Argentine Foreign Minister Reiterates Justice Call for Victims of 1994 AMIA Jewish Center Bombing
Argentina’s foreign minister has reiterated his country’s determination to bring to trial the Iranian-backed terrorists responsible for the July 1994 bombing of the AMIA Jewish center in Buenos Aires — the worst terror atrocity in the country’s history, in which 85 people were killed and over 300 wounded.
“We do not cease in our demand for justice, or our request that the accused appear before Argentine justice,” Argentine Foreign Minister Jorge Faurie told a gathering at the United Nations in New York this week to commemorate the 25th anniversary of the AMIA atrocity.
Faurie said that the AMIA bombing — carried out by Iranian and Hezbollah operatives — “was not only an attack against the Jewish community, but against all Argentines and the democracy of our country.”

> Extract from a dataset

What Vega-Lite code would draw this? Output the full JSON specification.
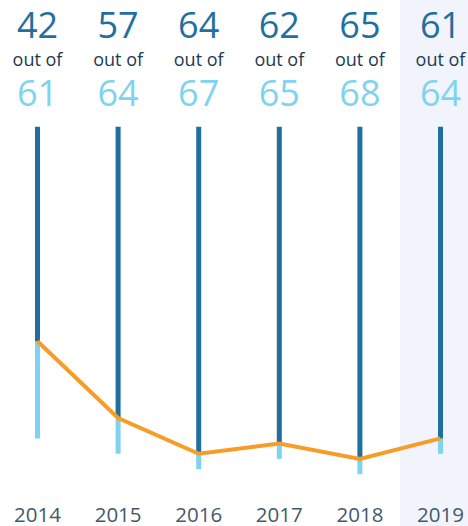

He added that his government was committed to “the eradication of antisemitism and all forms of hatred, which are the seeds of violence.”
Other speakers at Monday’s commemorative event included the president of the 73rd session of the General Assembly of the UN, María Fernanda Espinosa; the president of AMIA, Ariel Eichbaum; and the president of the North American section of the World Jewish Congress (WJC), Evelyn Sommer.
85 candles were lit during the ceremony in commemoration of each of the AMIA victims.
Faurie indicated that Argentina would be stepping up its efforts to secure convictions of the Iranian and Hezbollah agents accused of planning the AMIA attack. In 2007, the global law enforcement agency Interpol issued six “red notices,” a form of international arrest warrant, for the wanted men — itself the result of a sustained investigation by the late Argentine federal prosecutor Alberto Nisman.
Nisman was assassinated in January 2015 as he was about to reveal the collusion between the Tehran regime and the former government of President Cristina Kirchner to cover up Iranian responsibility for the AMIA attack.